Adam gitmiş senede 10 atama yapılan tarih öğretmenliği okumuş (ki bu bölümü seçerken atamaların böyle yapıldığının da farkında) sonra da mezun olup tweeterda orada burada ağlıyor.
eh be kardeşim...
Atandıktan sonra daha çok ağlayacaksınız merak etmeyin. An itibariyle ülkemde öğretmenlik itibarsızlaştırılan mesleklerin başında gelmektedir.
Sen yıllarca oku, canını dişine tak çabala ama eğitimin içine edenler, misal her yeri imam liselerine çevirenler sayesinde atanama.

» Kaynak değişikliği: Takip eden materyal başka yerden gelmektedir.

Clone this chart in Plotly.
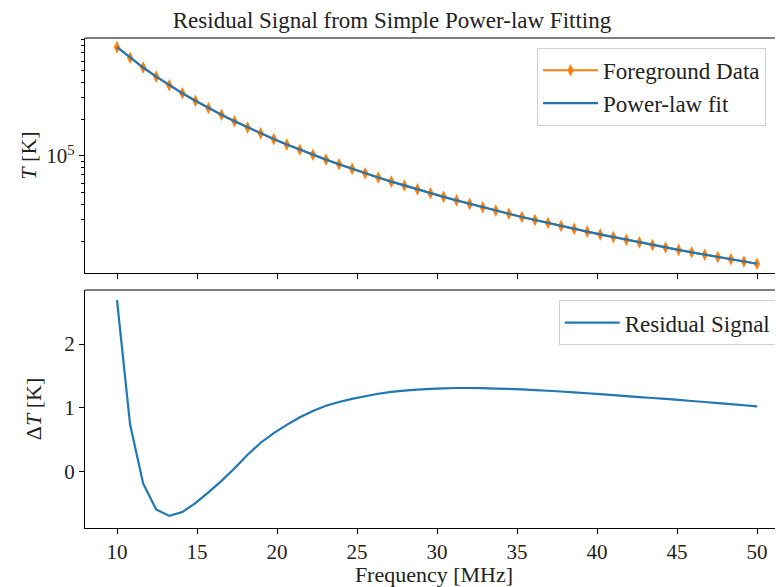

Sonra da çıksın ortaya iki kelime okumaktan aciz dahası düşünmekten yoksun cahiller.
Ve eklesinler, iş beğenmiyolar bunlar ağlak ..

Hayat gerçekten tuhaf.
Öğretmenlerin geneli boş ve cahil, yetiştirdiği çocuklar da ortada..

Yazık bunlara verilen kadroya..
Aynen onu kast ediyorlar. Benim, eh işte bir çalışmayla ilk 500’e girdiğim üniversite sınavında 200.000’inci olup, kendilerini allame olarak görüyor, büyük kısmı..
öğretmen olunca gözleri 'başka ne iş yaparım?'a çevriliyor.
Huzurlu bir eğitim ve öğretim hayali kuran ve bu uğurda badireler atlatan birine haksızlık sadece.
Verilen emek fazla olmasa da mesleği sevenler var.
Ağlak demek yanlış bir durum.
Ağlaklık mı?

Dün öğrendim, lise hocam 40 yaşındaydı ve 4 çocuk babası. Özel okullarda öğretmenlik yaparak geçinmeye çalışıyordu.

Bizzat oturup sohbet ederdik anlatırdı. Yıllar sonra dün atandığını öğrendim.

Şimdi bu ağlaklık mı oluyor? insanlar geçinemiyor geçinemiyor.